SOURCE EXCERPT:

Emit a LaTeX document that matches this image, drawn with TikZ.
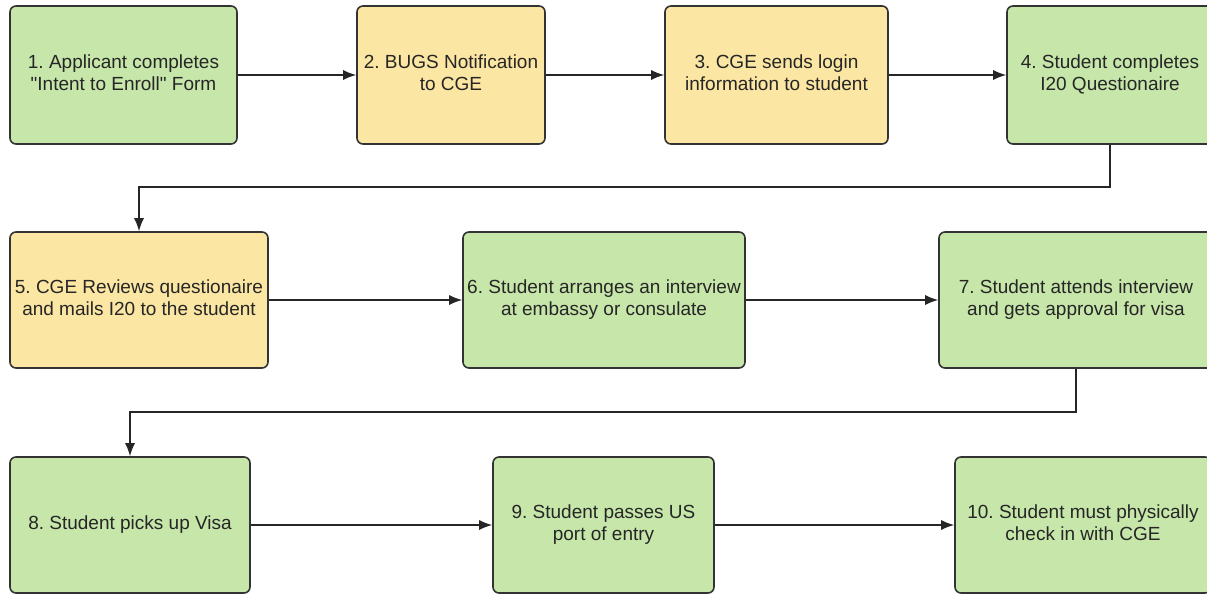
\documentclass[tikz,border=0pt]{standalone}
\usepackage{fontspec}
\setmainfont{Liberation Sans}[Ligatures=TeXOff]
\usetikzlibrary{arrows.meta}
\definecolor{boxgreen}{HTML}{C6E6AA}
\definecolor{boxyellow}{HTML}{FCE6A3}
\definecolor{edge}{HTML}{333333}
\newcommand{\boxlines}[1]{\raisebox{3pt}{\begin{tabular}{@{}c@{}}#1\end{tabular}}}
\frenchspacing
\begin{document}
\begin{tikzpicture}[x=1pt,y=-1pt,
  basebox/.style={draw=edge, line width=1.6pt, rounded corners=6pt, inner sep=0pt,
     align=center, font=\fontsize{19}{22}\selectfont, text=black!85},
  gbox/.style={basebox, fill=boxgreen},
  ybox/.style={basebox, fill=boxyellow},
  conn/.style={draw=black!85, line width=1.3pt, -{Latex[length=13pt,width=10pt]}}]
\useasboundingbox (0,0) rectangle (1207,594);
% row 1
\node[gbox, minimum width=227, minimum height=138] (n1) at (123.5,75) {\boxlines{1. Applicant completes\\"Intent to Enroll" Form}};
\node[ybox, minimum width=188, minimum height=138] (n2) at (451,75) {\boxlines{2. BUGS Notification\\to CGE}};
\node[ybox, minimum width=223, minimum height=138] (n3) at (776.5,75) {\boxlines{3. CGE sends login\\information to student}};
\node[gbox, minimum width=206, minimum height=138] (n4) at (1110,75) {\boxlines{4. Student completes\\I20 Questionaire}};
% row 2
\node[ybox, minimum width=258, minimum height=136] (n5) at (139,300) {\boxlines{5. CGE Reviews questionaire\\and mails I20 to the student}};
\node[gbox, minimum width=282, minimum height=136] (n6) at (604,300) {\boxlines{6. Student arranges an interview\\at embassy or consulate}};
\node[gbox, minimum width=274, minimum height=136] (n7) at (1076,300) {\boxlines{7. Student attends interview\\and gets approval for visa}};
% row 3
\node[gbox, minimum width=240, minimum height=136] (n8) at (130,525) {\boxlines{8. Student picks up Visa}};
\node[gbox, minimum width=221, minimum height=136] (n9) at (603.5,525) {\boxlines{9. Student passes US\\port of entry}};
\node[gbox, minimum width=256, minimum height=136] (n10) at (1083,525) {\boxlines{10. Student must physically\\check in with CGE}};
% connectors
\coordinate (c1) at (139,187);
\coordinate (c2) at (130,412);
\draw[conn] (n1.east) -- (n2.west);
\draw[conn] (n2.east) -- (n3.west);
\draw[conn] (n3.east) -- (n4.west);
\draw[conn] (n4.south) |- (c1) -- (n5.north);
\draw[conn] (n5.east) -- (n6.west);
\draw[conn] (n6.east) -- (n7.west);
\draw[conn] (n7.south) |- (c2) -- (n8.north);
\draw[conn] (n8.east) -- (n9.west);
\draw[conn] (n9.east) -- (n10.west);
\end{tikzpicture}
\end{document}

YOUR GOAL: Return the listing above in full and without alteration, excluding its pictures.

ANSWER TO THE PROBLEM:
Emit a LaTeX document that matches this image, drawn with TikZ.
\documentclass[tikz,border=0pt]{standalone}
\usepackage{fontspec}
\setmainfont{Liberation Sans}[Ligatures=TeXOff]
\usetikzlibrary{arrows.meta}
\definecolor{boxgreen}{HTML}{C6E6AA}
\definecolor{boxyellow}{HTML}{FCE6A3}
\definecolor{edge}{HTML}{333333}
\newcommand{\boxlines}[1]{\raisebox{3pt}{\begin{tabular}{@{}c@{}}#1\end{tabular}}}
\frenchspacing
\begin{document}
\begin{tikzpicture}[x=1pt,y=-1pt,
  basebox/.style={draw=edge, line width=1.6pt, rounded corners=6pt, inner sep=0pt,
     align=center, font=\fontsize{19}{22}\selectfont, text=black!85},
  gbox/.style={basebox, fill=boxgreen},
  ybox/.style={basebox, fill=boxyellow},
  conn/.style={draw=black!85, line width=1.3pt, -{Latex[length=13pt,width=10pt]}}]
\useasboundingbox (0,0) rectangle (1207,594);
% row 1
\node[gbox, minimum width=227, minimum height=138] (n1) at (123.5,75) {\boxlines{1. Applicant completes\\"Intent to Enroll" Form}};
\node[ybox, minimum width=188, minimum height=138] (n2) at (451,75) {\boxlines{2. BUGS Notification\\to CGE}};
\node[ybox, minimum width=223, minimum height=138] (n3) at (776.5,75) {\boxlines{3. CGE sends login\\information to student}};
\node[gbox, minimum width=206, minimum height=138] (n4) at (1110,75) {\boxlines{4. Student completes\\I20 Questionaire}};
% row 2
\node[ybox, minimum width=258, minimum height=136] (n5) at (139,300) {\boxlines{5. CGE Reviews questionaire\\and mails I20 to the student}};
\node[gbox, minimum width=282, minimum height=136] (n6) at (604,300) {\boxlines{6. Student arranges an interview\\at embassy or consulate}};
\node[gbox, minimum width=274, minimum height=136] (n7) at (1076,300) {\boxlines{7. Student attends interview\\and gets approval for visa}};
% row 3
\node[gbox, minimum width=240, minimum height=136] (n8) at (130,525) {\boxlines{8. Student picks up Visa}};
\node[gbox, minimum width=221, minimum height=136] (n9) at (603.5,525) {\boxlines{9. Student passes US\\port of entry}};
\node[gbox, minimum width=256, minimum height=136] (n10) at (1083,525) {\boxlines{10. Student must physically\\check in with CGE}};
% connectors
\coordinate (c1) at (139,187);
\coordinate (c2) at (130,412);
\draw[conn] (n1.east) -- (n2.west);
\draw[conn] (n2.east) -- (n3.west);
\draw[conn] (n3.east) -- (n4.west);
\draw[conn] (n4.south) |- (c1) -- (n5.north);
\draw[conn] (n5.east) -- (n6.west);
\draw[conn] (n6.east) -- (n7.west);
\draw[conn] (n7.south) |- (c2) -- (n8.north);
\draw[conn] (n8.east) -- (n9.west);
\draw[conn] (n9.east) -- (n10.west);
\end{tikzpicture}
\end{document}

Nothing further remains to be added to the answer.